Asked about particular effects, such as the spectral flute-like tones on "Baby's Arms" — the opening track of his breakthrough 2010 album, Smoke Ring for My Halo Vile details the techniques and equipment used to achieve this sonic magic.

However, he admits, they are not always his ideas. "I'm kind of jealous of certain bandmates I have," Vile says, "like Jesse [Trbovich] and Rob [Laakso] and my old bandmate Adam [Granduciel]. They can sit there and get a tone in the moment, especially out of an amp or something, whereas my brain just goes on lockdown, and I'll just be like, 'Aww, this amp is broken.' "

Three years after the success of Smoke Ring, he seems to have grown more at ease with the writing process. His songs wander more organically, and the new album contains some of his longest tracks.
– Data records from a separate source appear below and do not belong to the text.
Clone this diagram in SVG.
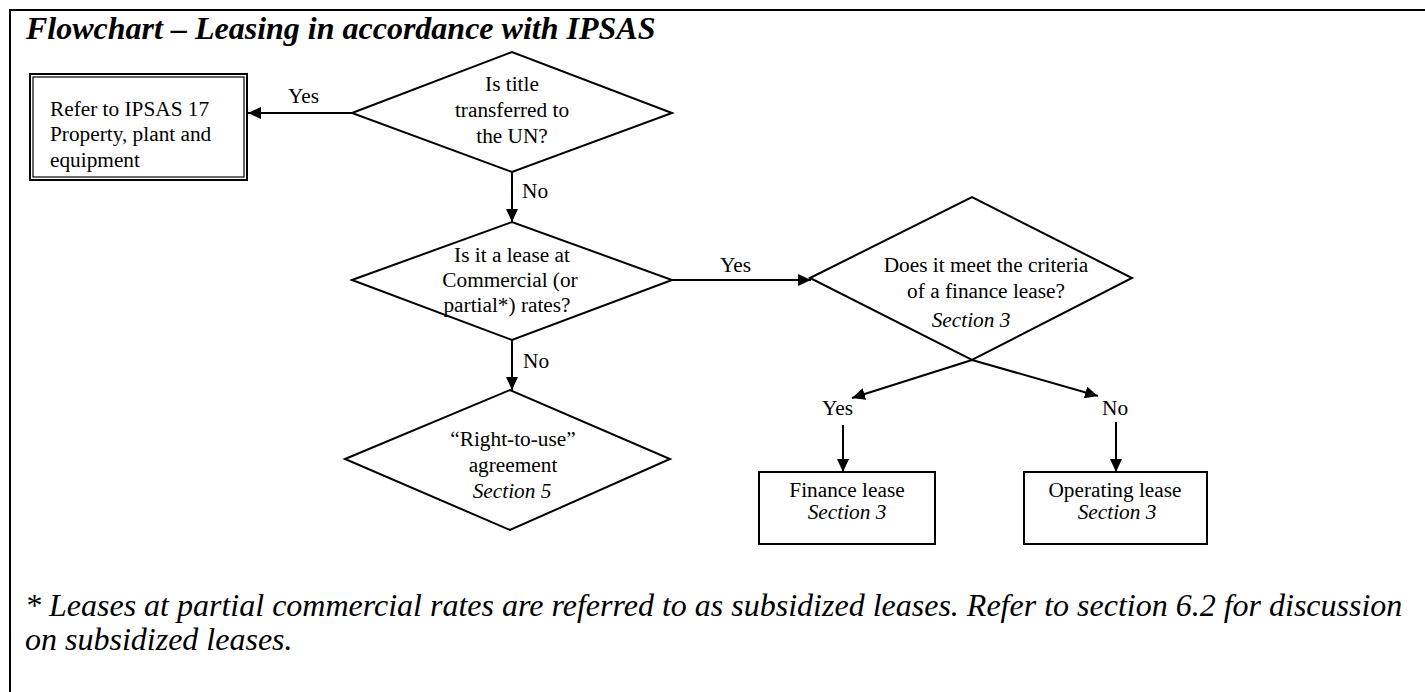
<svg xmlns="http://www.w3.org/2000/svg" width="1425" height="692" viewBox="0 0 1425 692">
  <style>
    .shape { fill: #fff; stroke: #000; stroke-width: 2; }
    .thin { fill: none; stroke: #000; stroke-width: 1.2; }
    .edge { fill: none; stroke: #000; stroke-width: 2; }
    text { font-family: "Liberation Serif", "Times New Roman", serif; fill: #000; }
    .t { font-size: 21.3px; }
    .c { text-anchor: middle; }
    .i { font-style: italic; }
    .title { font-size: 32px; font-weight: bold; font-style: italic; }
    .note { font-size: 32px; font-style: italic; }
  </style>
  <defs>
    <marker id="arrow" markerUnits="userSpaceOnUse" markerWidth="14" markerHeight="12" refX="13" refY="6" orient="auto">
      <path d="M0,0 L13,6 L0,12 Z" fill="#000"/>
    </marker>
  </defs>

  <rect width="1425" height="692" fill="#fff"/>

  <!-- page frame: top and left rules -->
  <path d="M10,692 V10 H1425" fill="none" stroke="#000" stroke-width="2"/>

  <text class="title" x="26" y="39">Flowchart – Leasing in accordance with IPSAS</text>

  <g id="connectors">
    <line class="edge" x1="352" y1="113" x2="248" y2="113" marker-end="url(#arrow)"/>
    <line class="edge" x1="512" y1="172" x2="512" y2="222" marker-end="url(#arrow)"/>
    <line class="edge" x1="672" y1="280" x2="811" y2="280" marker-end="url(#arrow)"/>
    <line class="edge" x1="512" y1="340" x2="512" y2="390" marker-end="url(#arrow)"/>
    <line class="edge" x1="972" y1="360" x2="852" y2="398" marker-end="url(#arrow)"/>
    <line class="edge" x1="972" y1="360" x2="1098" y2="396" marker-end="url(#arrow)"/>
    <line class="edge" x1="843" y1="425" x2="843" y2="472" marker-end="url(#arrow)"/>
    <line class="edge" x1="1116" y1="422" x2="1116" y2="472" marker-end="url(#arrow)"/>
    <text class="t" x="288" y="103">Yes</text>
    <text class="t" x="522" y="198">No</text>
    <text class="t" x="720" y="272">Yes</text>
    <text class="t" x="523" y="368">No</text>
    <text class="t" x="822" y="415">Yes</text>
    <text class="t" x="1102" y="415">No</text>
  </g>

  <g id="ipsas17">
    <rect class="shape" x="30" y="74" width="217" height="106"/>
    <rect class="thin" x="33" y="77" width="211" height="100"/>
    <text class="t" x="50" y="116">Refer to IPSAS 17</text>
    <text class="t" x="50" y="141">Property, plant and</text>
    <text class="t" x="50" y="167">equipment</text>
  </g>

  <g id="title-transfer">
    <polygon class="shape" points="352,113 512,52 672,113 512,172"/>
    <text class="t c" x="512" y="91">Is title</text>
    <text class="t c" x="512" y="117">transferred to</text>
    <text class="t c" x="512" y="143">the UN?</text>
  </g>

  <g id="commercial-rates">
    <polygon class="shape" points="352,280 512,222 672,280 512,340"/>
    <text class="t c" x="512" y="262">Is it a lease at</text>
    <text class="t c" x="510" y="287">Commercial (or</text>
    <text class="t c" x="507" y="312">partial*) rates?</text>
  </g>

  <g id="right-to-use">
    <polygon class="shape" points="345,459 510,390 670,459 510,530"/>
    <text class="t c" x="513" y="446">“Right-to-use”</text>
    <text class="t c" x="513" y="472">agreement</text>
    <text class="t c i" x="512" y="498">Section 5</text>
  </g>

  <g id="finance-criteria">
    <polygon class="shape" points="810,278 972,197 1132,278 972,360"/>
    <text class="t c" x="986" y="272">Does it meet the criteria</text>
    <text class="t c" x="986" y="298">of a finance lease?</text>
    <text class="t c i" x="971" y="327">Section 3</text>
  </g>

  <g id="finance-lease">
    <rect class="shape" x="759" y="472" width="176" height="72"/>
    <text class="t c" x="847" y="497">Finance lease</text>
    <text class="t c i" x="847" y="519">Section 3</text>
  </g>

  <g id="operating-lease">
    <rect class="shape" x="1024" y="472" width="183" height="72"/>
    <text class="t c" x="1115" y="497">Operating lease</text>
    <text class="t c i" x="1117" y="519">Section 3</text>
  </g>

  <text class="note" x="25" y="616">* Leases at partial commercial rates are referred to as subsidized leases. Refer to section 6.2 for discussion</text>
  <text class="note" x="25" y="650">on subsidized leases.</text>
</svg>
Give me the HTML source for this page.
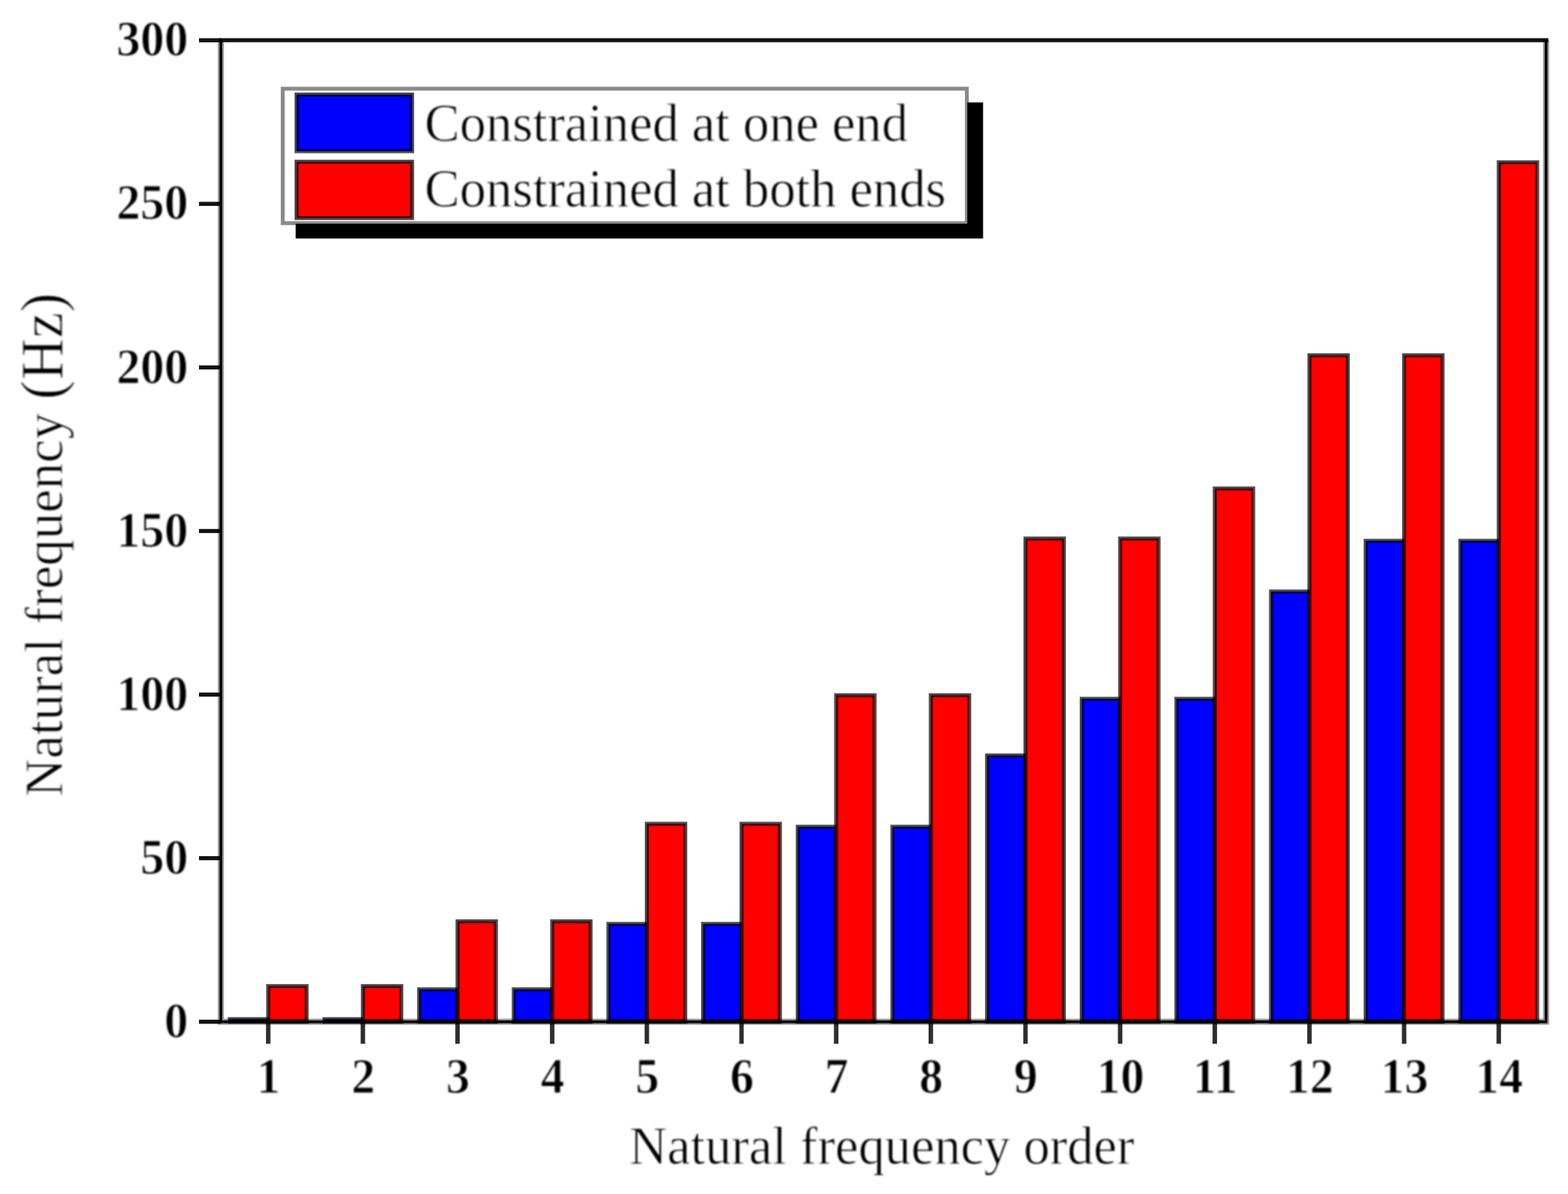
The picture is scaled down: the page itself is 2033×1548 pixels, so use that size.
<!DOCTYPE html>
<html lang="en"><head><meta charset="utf-8"><title>Natural frequency order</title>
<style>
html,body{margin:0;padding:0;background:#fff;}
body{width:2033px;height:1548px;position:relative;}
svg{display:block;}
.txt{filter:blur(0.8px);}
text{font-family:"Liberation Serif","DejaVu Serif",serif;fill:#000;stroke:#fff;stroke-linejoin:round;}
.tk{font-weight:bold;font-size:62px;stroke-width:1.1;}
.lb{font-size:68.2px;stroke-width:0.9;}
.hz{font-size:75px;}
.bar{stroke:#000;stroke-opacity:0.7;stroke-width:5.2;stroke-linejoin:miter;}
.ax{stroke:#000;stroke-width:3.4;fill:none;stroke-linecap:square;}
.axh{stroke:#000;stroke-opacity:0.42;stroke-width:7.8;fill:none;}
.axt{stroke:#000;stroke-opacity:0.93;stroke-width:5.3;fill:none;}
.tick{stroke:#000;stroke-opacity:0.82;stroke-width:5.8;fill:none;}
</style></head><body>
<svg width="2033" height="1548" viewBox="0 0 2033 1548">
<rect x="-5" y="-5" width="2043" height="1558" fill="#fff"/>
<g class="bars">
<rect class="bar" fill="#0000ff" x="297.97" y="1321.28" width="49.79" height="3.42"/>
<rect class="bar" fill="#ff0000" x="347.76" y="1278.44" width="49.79" height="46.26"/>
<rect class="bar" fill="#0000ff" x="420.7" y="1321.28" width="49.79" height="3.42"/>
<rect class="bar" fill="#ff0000" x="470.49" y="1278.44" width="49.79" height="46.26"/>
<rect class="bar" fill="#0000ff" x="543.43" y="1282.68" width="49.79" height="42.02"/>
<rect class="bar" fill="#ff0000" x="593.22" y="1194.46" width="49.79" height="130.24"/>
<rect class="bar" fill="#0000ff" x="666.16" y="1282.68" width="49.79" height="42.02"/>
<rect class="bar" fill="#ff0000" x="715.95" y="1194.46" width="49.79" height="130.24"/>
<rect class="bar" fill="#0000ff" x="788.89" y="1197.85" width="49.79" height="126.85"/>
<rect class="bar" fill="#ff0000" x="838.68" y="1068.06" width="49.79" height="256.64"/>
<rect class="bar" fill="#0000ff" x="911.62" y="1197.85" width="49.79" height="126.85"/>
<rect class="bar" fill="#ff0000" x="961.41" y="1068.06" width="49.79" height="256.64"/>
<rect class="bar" fill="#0000ff" x="1034.34" y="1071.87" width="49.79" height="252.83"/>
<rect class="bar" fill="#ff0000" x="1084.14" y="901.36" width="49.79" height="423.34"/>
<rect class="bar" fill="#0000ff" x="1157.07" y="1071.87" width="49.79" height="252.83"/>
<rect class="bar" fill="#ff0000" x="1206.86" y="901.36" width="49.79" height="423.34"/>
<rect class="bar" fill="#0000ff" x="1279.8" y="979.4" width="49.79" height="345.3"/>
<rect class="bar" fill="#ff0000" x="1329.59" y="698.18" width="49.79" height="626.52"/>
<rect class="bar" fill="#0000ff" x="1402.53" y="906.02" width="49.79" height="418.68"/>
<rect class="bar" fill="#ff0000" x="1452.32" y="698.18" width="49.79" height="626.52"/>
<rect class="bar" fill="#0000ff" x="1525.26" y="906.02" width="49.79" height="418.68"/>
<rect class="bar" fill="#ff0000" x="1575.05" y="633.28" width="49.79" height="691.42"/>
<rect class="bar" fill="#0000ff" x="1647.99" y="766.9" width="49.79" height="557.8"/>
<rect class="bar" fill="#ff0000" x="1697.78" y="460.65" width="49.79" height="864.05"/>
<rect class="bar" fill="#0000ff" x="1770.72" y="701.15" width="49.79" height="623.55"/>
<rect class="bar" fill="#ff0000" x="1820.51" y="460.65" width="49.79" height="864.05"/>
<rect class="bar" fill="#0000ff" x="1893.44" y="701.15" width="49.79" height="623.55"/>
<rect class="bar" fill="#ff0000" x="1943.24" y="210.39" width="49.79" height="1114.31"/>
</g>
<path class="axh" d="M286.4 52.2 V1324.7 H2004.6 V52.2"/>
<path class="ax" d="M286.4 52.2 V1324.7 H2004.6 V52.2"/>
<line class="axt" x1="284.4" y1="52.2" x2="2007.5" y2="52.2"/>
<g class="yticks">
<line class="axt" x1="258" y1="1324.7" x2="286.4" y2="1324.7"/>
<text class="tk txt" text-anchor="end" transform="translate(244 1344.9) scale(1 1.06)">0</text>
<line class="axt" x1="258" y1="1112.62" x2="286.4" y2="1112.62"/>
<text class="tk txt" text-anchor="end" transform="translate(244 1132.82) scale(1 1.06)">50</text>
<line class="axt" x1="258" y1="900.53" x2="286.4" y2="900.53"/>
<text class="tk txt" text-anchor="end" transform="translate(244 920.73) scale(1 1.06)">100</text>
<line class="axt" x1="258" y1="688.45" x2="286.4" y2="688.45"/>
<text class="tk txt" text-anchor="end" transform="translate(244 708.65) scale(1 1.06)">150</text>
<line class="axt" x1="258" y1="476.37" x2="286.4" y2="476.37"/>
<text class="tk txt" text-anchor="end" transform="translate(244 496.57) scale(1 1.06)">200</text>
<line class="axt" x1="258" y1="264.28" x2="286.4" y2="264.28"/>
<text class="tk txt" text-anchor="end" transform="translate(244 284.48) scale(1 1.06)">250</text>
<line class="axt" x1="258" y1="52.2" x2="286.4" y2="52.2"/>
<text class="tk txt" text-anchor="end" transform="translate(244 72.4) scale(1 1.06)">300</text>
</g>
<g class="xticks">
<line class="tick" x1="347.76" y1="1324.7" x2="347.76" y2="1353.3"/>
<text class="tk txt" text-anchor="middle" transform="translate(348.26 1416.8) scale(1 1.06)">1</text>
<line class="tick" x1="470.49" y1="1324.7" x2="470.49" y2="1353.3"/>
<text class="tk txt" text-anchor="middle" transform="translate(470.99 1416.8) scale(1 1.06)">2</text>
<line class="tick" x1="593.22" y1="1324.7" x2="593.22" y2="1353.3"/>
<text class="tk txt" text-anchor="middle" transform="translate(593.72 1416.8) scale(1 1.06)">3</text>
<line class="tick" x1="715.95" y1="1324.7" x2="715.95" y2="1353.3"/>
<text class="tk txt" text-anchor="middle" transform="translate(716.45 1416.8) scale(1 1.06)">4</text>
<line class="tick" x1="838.68" y1="1324.7" x2="838.68" y2="1353.3"/>
<text class="tk txt" text-anchor="middle" transform="translate(839.18 1416.8) scale(1 1.06)">5</text>
<line class="tick" x1="961.41" y1="1324.7" x2="961.41" y2="1353.3"/>
<text class="tk txt" text-anchor="middle" transform="translate(961.91 1416.8) scale(1 1.06)">6</text>
<line class="tick" x1="1084.14" y1="1324.7" x2="1084.14" y2="1353.3"/>
<text class="tk txt" text-anchor="middle" transform="translate(1084.64 1416.8) scale(1 1.06)">7</text>
<line class="tick" x1="1206.86" y1="1324.7" x2="1206.86" y2="1353.3"/>
<text class="tk txt" text-anchor="middle" transform="translate(1207.36 1416.8) scale(1 1.06)">8</text>
<line class="tick" x1="1329.59" y1="1324.7" x2="1329.59" y2="1353.3"/>
<text class="tk txt" text-anchor="middle" transform="translate(1330.09 1416.8) scale(1 1.06)">9</text>
<line class="tick" x1="1452.32" y1="1324.7" x2="1452.32" y2="1353.3"/>
<text class="tk txt" text-anchor="middle" transform="translate(1452.82 1416.8) scale(1 1.06)">10</text>
<line class="tick" x1="1575.05" y1="1324.7" x2="1575.05" y2="1353.3"/>
<text class="tk txt" text-anchor="middle" transform="translate(1575.55 1416.8) scale(1 1.06)">11</text>
<line class="tick" x1="1697.78" y1="1324.7" x2="1697.78" y2="1353.3"/>
<text class="tk txt" text-anchor="middle" transform="translate(1698.28 1416.8) scale(1 1.06)">12</text>
<line class="tick" x1="1820.51" y1="1324.7" x2="1820.51" y2="1353.3"/>
<text class="tk txt" text-anchor="middle" transform="translate(1821.01 1416.8) scale(1 1.06)">13</text>
<line class="tick" x1="1943.24" y1="1324.7" x2="1943.24" y2="1353.3"/>
<text class="tk txt" text-anchor="middle" transform="translate(1943.74 1416.8) scale(1 1.06)">14</text>
</g>
<text class="lb txt" text-anchor="middle" transform="translate(1143.3 1509) scale(1 1.03)">Natural frequency order</text>
<text class="lb txt" style="letter-spacing:0.22px" transform="translate(80.6 1033) rotate(-90) scale(1 1.03)">Natural frequency <tspan class="hz">(Hz)</tspan></text>
<g class="legend">
<rect x="366.6" y="115" width="887" height="174.3" fill="#fff" stroke="#8a8a8a" stroke-width="5"/>
<path fill="#000" d="M1254.2 132.8 H1274.6 V309.2 H383.4 V289.9 H1254.2 Z"/>
<rect class="bar" fill="#0000ff" x="384.5" y="122.6" width="149.8" height="73.4"/>
<rect class="bar" fill="#ff0000" x="384.5" y="209.7" width="149.8" height="73"/>
<text class="lb txt" transform="translate(550.5 183) scale(1 1.03)">Constrained at one end</text>
<text class="lb txt" transform="translate(550.5 268) scale(1 1.03)">Constrained at both ends</text>
</g>
</svg>
</body></html>
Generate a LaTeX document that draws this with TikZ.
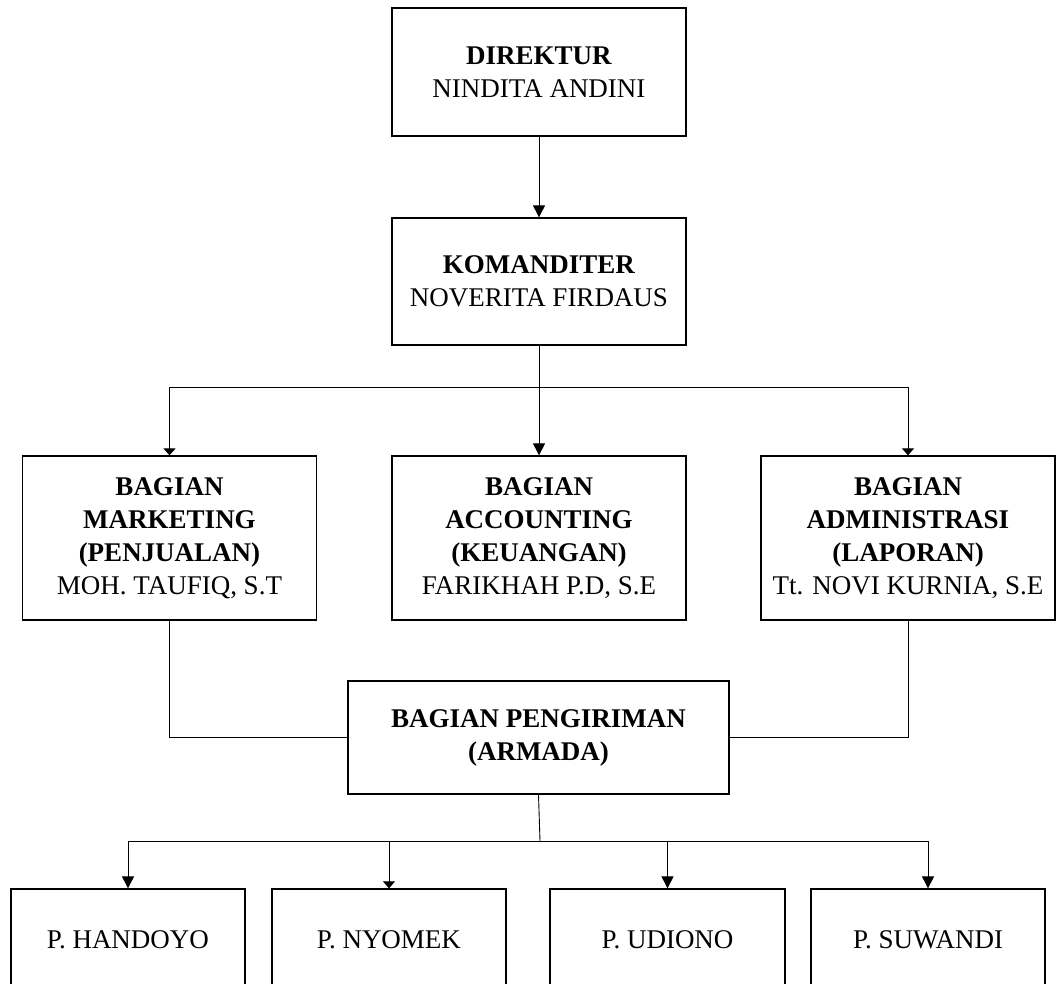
\documentclass[tikz,border=0pt]{standalone}
\usepackage{fontspec}
\setmainfont{Liberation Serif}
\usetikzlibrary{arrows.meta}
\tikzset{
  box/.style={draw, line width=1.3pt, rectangle, align=center, inner sep=0pt,
    font=\fontsize{27}{33}\selectfont},
  conn/.style={line width=0.9pt},
  arr/.style={conn, -{Triangle[width=12pt,length=12pt]}},
  flatarr/.style={conn, -{Triangle[width=12pt,length=7pt]}}
}
\begin{document}
\begin{tikzpicture}[x=1pt,y=-1pt]
\clip (0,0) rectangle (1059,983);
\fill[white] (0,0) rectangle (1059,983);
\node[box, minimum width=294pt, minimum height=128pt] (dir) at (539,72) {\textbf{DIREKTUR}\\NINDITA ANDINI};
\node[box, minimum width=294pt, minimum height=127pt] (kom) at (539,281.5) {\textbf{KOMANDITER}\\NOVERITA FIRDAUS};
\node[box, minimum width=294pt, minimum height=164pt] (mkt) at (169.5,538) {\textbf{BAGIAN}\\\textbf{MARKETING}\\\textbf{(PENJUALAN)}\\MOH. TAUFIQ, S.T};
\node[box, minimum width=294pt, minimum height=164pt] (acc) at (539,538) {\textbf{BAGIAN}\\\textbf{ACCOUNTING}\\\textbf{(KEUANGAN)}\\FARIKHAH P.D, S.E};
\node[box, minimum width=294pt, minimum height=164pt] (adm) at (908,538) {\textbf{BAGIAN}\\\textbf{ADMINISTRASI}\\\textbf{(LAPORAN)}\\Tt. NOVI KURNIA, S.E};
\node[box, minimum width=381pt, minimum height=113pt] (pgr) at (538.5,737.5) {\textbf{BAGIAN PENGIRIMAN}\\\textbf{(ARMADA)}};
\node[box, minimum width=234pt, minimum height=102pt] (h1) at (128,940) {P. HANDOYO};
\node[box, minimum width=234pt, minimum height=102pt] (h2) at (389,940) {P. NYOMEK};
\node[box, minimum width=235pt, minimum height=102pt] (h3) at (667.5,940) {P. UDIONO};
\node[box, minimum width=234pt, minimum height=102pt] (h4) at (928,940) {P. SUWANDI};
\coordinate (j1) at (539,387);
\coordinate (j2) at (540,841);
\draw[arr] (dir.south) -- (kom.north);
\draw[conn] (kom.south) -- (j1);
\draw[arr] (j1) -- (acc.north);
\draw[flatarr] (j1) -| (mkt.north);
\draw[flatarr] (j1) -| (adm.north);
\draw[conn] (mkt.south) |- (pgr.west);
\draw[conn] (adm.south) |- (pgr.east);
\draw[conn] (pgr.south) -- (j2);
\draw[arr] (j2) -| (h1.north);
\draw[flatarr] (j2) -| (h2.north);
\draw[arr] (j2) -| (h3.north);
\draw[arr] (j2) -| (h4.north);
\end{tikzpicture}
\end{document}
"I do feel comfort," Vile says. "And who lately has opened with a nine-minute song that is hypnotic and sort of like a pop song where it doesn't feel that long? I was just thinking with a wider spectrum lately — just playing riffs that are so good you could just bob your head and get lost in that sort of Neil Young way."

As for other, lesser-known influences, he points to the electronic New Wave tuneage of Gary Numan. "I mean, everything is an influence, but Gary Numan — and in particular 'Are Friends Electric?' — I got obsessed with that shit right into coming from a long tour. I was in Amsterdam in this bar, where they had this good DJ, and there was no one there, but I was in the right frame of mind."

The Numan effect emerges in Vile's "Air Bud," which features electronic beeps and tones triggered, like those flute-like tones in "Baby's Arms," by his guitar picking. "It was kind of through osmosis," he notes, discussing the similarity. "Just the way to look at things... to kinda open your mind to see what happens, but never direct thievery. It's more like an idea."

One has to wonder what influence the Magic City will have on Vile. "I'm very excited to come to Miami," he says. "My friend Brian McKinley, who is the guitar player from RTX and Black Bananas, said he went to Miami and it changed his life.

"I'll keep an open mind. I think we'll have a blast. I welcome everybody to show us a good time. We're gonna pull every stop we gotta pull."